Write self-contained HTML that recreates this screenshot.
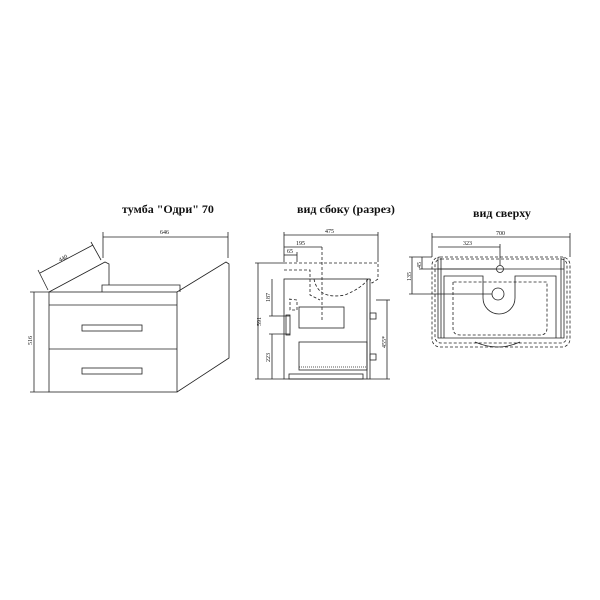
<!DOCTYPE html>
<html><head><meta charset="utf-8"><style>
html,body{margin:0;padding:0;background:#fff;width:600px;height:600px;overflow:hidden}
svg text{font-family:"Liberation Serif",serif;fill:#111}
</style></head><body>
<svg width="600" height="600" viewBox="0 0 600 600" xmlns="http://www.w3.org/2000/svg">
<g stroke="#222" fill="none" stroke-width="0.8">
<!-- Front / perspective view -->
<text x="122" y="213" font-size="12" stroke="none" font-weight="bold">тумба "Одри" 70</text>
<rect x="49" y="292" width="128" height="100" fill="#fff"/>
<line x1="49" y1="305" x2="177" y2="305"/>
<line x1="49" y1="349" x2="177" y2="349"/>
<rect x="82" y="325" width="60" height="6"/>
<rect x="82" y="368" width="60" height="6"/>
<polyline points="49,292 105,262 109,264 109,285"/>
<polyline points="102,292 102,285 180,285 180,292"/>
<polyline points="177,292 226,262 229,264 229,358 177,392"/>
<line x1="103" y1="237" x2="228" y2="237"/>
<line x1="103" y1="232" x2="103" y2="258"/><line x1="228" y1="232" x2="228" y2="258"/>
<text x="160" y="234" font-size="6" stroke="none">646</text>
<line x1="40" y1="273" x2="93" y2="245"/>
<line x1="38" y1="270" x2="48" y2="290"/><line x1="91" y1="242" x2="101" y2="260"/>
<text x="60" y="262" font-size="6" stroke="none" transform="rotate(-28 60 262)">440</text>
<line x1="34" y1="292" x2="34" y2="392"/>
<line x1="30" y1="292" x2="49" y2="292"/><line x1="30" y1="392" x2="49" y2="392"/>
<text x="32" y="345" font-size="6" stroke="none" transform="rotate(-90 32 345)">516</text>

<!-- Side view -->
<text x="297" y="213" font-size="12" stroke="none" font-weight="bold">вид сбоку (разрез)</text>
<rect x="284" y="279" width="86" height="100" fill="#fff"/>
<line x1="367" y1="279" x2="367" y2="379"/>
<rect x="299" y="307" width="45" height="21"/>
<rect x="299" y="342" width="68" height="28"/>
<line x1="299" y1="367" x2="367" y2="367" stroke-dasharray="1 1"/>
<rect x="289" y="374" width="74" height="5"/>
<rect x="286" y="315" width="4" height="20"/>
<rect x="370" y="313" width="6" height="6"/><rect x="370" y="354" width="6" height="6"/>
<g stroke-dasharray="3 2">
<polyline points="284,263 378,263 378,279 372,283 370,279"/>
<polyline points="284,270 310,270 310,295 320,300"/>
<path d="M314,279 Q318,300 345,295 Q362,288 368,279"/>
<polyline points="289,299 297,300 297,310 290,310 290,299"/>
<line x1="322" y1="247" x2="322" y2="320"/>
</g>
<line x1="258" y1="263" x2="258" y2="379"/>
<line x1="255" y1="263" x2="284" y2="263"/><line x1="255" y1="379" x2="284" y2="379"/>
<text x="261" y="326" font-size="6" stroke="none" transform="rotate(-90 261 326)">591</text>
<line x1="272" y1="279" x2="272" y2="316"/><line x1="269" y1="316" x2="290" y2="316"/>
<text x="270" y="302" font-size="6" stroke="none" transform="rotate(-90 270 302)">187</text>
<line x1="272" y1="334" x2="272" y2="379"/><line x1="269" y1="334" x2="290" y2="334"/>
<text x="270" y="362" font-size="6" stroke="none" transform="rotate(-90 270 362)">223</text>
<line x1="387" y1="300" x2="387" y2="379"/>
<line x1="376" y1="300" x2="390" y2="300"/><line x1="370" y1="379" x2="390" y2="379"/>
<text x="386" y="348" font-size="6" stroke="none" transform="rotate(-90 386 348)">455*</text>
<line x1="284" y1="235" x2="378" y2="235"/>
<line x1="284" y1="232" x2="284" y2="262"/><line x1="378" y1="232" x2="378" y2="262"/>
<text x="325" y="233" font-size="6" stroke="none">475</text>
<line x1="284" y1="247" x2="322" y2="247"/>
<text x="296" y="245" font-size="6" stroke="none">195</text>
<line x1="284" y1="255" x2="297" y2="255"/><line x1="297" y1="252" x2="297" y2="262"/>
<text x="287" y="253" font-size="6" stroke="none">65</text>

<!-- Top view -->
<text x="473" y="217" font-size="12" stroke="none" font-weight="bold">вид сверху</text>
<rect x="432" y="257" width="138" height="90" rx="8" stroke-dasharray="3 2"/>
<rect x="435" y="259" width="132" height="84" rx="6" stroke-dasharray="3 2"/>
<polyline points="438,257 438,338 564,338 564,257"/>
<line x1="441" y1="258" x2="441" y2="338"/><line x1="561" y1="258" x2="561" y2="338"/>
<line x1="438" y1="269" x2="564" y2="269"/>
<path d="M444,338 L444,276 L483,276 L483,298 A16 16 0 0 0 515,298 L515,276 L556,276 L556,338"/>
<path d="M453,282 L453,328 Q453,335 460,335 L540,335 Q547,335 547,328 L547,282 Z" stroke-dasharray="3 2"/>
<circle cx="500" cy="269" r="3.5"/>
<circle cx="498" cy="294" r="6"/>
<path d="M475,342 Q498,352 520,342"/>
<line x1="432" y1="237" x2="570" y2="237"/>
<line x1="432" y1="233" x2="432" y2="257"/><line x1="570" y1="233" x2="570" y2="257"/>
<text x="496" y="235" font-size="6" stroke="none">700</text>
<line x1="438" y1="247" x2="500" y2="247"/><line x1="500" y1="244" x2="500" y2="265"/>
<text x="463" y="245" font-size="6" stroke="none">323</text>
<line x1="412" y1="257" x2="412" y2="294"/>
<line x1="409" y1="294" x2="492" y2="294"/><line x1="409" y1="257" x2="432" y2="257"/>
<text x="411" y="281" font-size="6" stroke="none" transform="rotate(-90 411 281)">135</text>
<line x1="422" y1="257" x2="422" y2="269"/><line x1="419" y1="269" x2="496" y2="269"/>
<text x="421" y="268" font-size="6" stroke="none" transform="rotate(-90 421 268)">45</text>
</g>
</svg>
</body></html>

.....

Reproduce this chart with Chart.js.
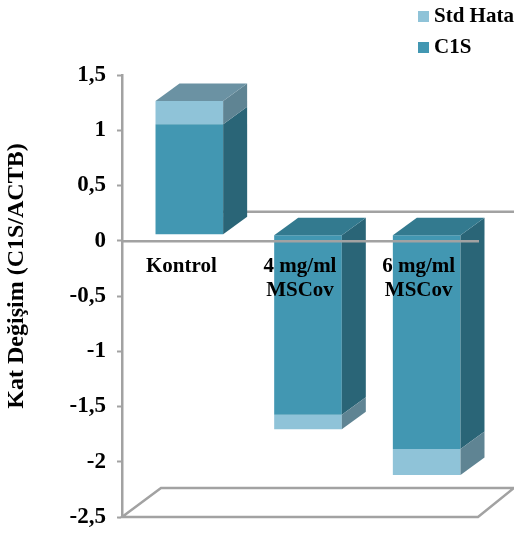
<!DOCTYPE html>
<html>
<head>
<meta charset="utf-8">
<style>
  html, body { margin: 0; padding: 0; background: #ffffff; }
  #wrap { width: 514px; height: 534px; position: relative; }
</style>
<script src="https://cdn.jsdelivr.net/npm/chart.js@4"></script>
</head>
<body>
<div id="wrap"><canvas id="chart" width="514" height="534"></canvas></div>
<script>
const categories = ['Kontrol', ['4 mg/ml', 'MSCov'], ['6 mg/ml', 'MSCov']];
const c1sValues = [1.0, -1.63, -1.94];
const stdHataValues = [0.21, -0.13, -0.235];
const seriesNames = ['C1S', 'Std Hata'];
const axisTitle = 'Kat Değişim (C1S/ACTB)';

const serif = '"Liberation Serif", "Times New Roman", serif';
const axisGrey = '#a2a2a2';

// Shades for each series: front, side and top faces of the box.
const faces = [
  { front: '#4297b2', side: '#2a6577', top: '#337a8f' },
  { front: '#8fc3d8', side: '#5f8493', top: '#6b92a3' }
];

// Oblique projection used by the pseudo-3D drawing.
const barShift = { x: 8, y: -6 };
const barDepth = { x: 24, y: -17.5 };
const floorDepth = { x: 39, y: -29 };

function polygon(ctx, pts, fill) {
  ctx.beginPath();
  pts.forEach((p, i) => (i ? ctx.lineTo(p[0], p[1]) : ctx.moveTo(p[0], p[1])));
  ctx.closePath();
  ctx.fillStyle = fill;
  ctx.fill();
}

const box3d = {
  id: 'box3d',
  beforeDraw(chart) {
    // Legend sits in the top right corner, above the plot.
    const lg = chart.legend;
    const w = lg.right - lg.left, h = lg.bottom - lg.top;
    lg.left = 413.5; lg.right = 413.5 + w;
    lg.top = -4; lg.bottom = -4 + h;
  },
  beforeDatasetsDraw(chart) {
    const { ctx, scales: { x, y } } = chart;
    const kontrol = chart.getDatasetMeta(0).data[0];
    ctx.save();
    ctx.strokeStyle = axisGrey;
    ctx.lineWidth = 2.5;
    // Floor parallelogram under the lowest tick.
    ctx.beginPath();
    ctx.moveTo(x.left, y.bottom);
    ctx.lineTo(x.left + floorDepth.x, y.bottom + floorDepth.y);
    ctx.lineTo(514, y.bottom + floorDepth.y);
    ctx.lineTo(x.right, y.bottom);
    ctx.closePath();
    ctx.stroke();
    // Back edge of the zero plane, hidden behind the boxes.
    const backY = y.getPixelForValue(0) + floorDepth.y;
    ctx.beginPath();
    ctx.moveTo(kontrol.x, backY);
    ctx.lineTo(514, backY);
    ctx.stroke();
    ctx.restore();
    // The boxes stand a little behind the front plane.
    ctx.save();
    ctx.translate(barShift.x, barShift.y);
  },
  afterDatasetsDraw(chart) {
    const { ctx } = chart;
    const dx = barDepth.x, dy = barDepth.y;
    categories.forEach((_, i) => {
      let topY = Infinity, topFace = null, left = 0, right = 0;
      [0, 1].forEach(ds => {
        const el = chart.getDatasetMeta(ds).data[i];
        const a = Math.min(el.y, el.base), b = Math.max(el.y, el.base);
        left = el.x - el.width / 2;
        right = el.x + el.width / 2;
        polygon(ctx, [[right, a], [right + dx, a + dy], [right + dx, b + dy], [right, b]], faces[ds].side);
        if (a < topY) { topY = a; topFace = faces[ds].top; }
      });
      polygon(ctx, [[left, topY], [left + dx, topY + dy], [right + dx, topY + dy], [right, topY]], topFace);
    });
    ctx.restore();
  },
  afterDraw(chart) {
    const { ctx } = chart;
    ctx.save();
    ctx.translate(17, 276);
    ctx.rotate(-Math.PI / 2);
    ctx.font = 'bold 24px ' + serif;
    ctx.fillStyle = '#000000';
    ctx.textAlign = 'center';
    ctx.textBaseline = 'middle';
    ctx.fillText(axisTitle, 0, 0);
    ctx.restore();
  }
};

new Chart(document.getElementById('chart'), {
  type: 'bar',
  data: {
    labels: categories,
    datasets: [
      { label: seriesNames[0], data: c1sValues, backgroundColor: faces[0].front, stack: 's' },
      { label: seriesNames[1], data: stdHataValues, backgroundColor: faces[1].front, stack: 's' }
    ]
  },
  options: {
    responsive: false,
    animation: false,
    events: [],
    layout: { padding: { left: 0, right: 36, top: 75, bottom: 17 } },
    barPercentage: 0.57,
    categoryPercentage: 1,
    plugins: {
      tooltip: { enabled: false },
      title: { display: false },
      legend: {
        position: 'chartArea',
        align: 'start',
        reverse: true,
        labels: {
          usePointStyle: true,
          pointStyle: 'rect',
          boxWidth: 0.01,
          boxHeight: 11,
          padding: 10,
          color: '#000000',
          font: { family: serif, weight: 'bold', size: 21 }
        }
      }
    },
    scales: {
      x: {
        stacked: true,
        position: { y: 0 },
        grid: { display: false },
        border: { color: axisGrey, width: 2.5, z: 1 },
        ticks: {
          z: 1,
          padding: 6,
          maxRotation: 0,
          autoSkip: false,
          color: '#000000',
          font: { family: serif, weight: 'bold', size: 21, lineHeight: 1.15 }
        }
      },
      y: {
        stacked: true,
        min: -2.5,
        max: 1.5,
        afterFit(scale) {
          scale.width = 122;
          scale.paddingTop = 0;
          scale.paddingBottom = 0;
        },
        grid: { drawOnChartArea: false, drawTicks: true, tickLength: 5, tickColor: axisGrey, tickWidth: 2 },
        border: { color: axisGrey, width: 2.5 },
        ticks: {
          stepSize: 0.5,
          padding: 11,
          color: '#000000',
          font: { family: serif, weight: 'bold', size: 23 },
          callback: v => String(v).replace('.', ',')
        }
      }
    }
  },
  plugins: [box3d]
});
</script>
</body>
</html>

.....

-- Given problem --
Your task is to reproduce only the lines from the one with "Reproduce this chart with Chart.js." through the one with "const axisGrey = '#a2a2a2';", keeping both ends. Skip every picture.

-- Solved problem --
Reproduce this chart with Chart.js.
<!DOCTYPE html>
<html>
<head>
<meta charset="utf-8">
<style>
  html, body { margin: 0; padding: 0; background: #ffffff; }
  #wrap { width: 514px; height: 534px; position: relative; }
</style>
<script src="https://cdn.jsdelivr.net/npm/chart.js@4"></script>
</head>
<body>
<div id="wrap"><canvas id="chart" width="514" height="534"></canvas></div>
<script>
const categories = ['Kontrol', ['4 mg/ml', 'MSCov'], ['6 mg/ml', 'MSCov']];
const c1sValues = [1.0, -1.63, -1.94];
const stdHataValues = [0.21, -0.13, -0.235];
const seriesNames = ['C1S', 'Std Hata'];
const axisTitle = 'Kat Değişim (C1S/ACTB)';

const serif = '"Liberation Serif", "Times New Roman", serif';
const axisGrey = '#a2a2a2';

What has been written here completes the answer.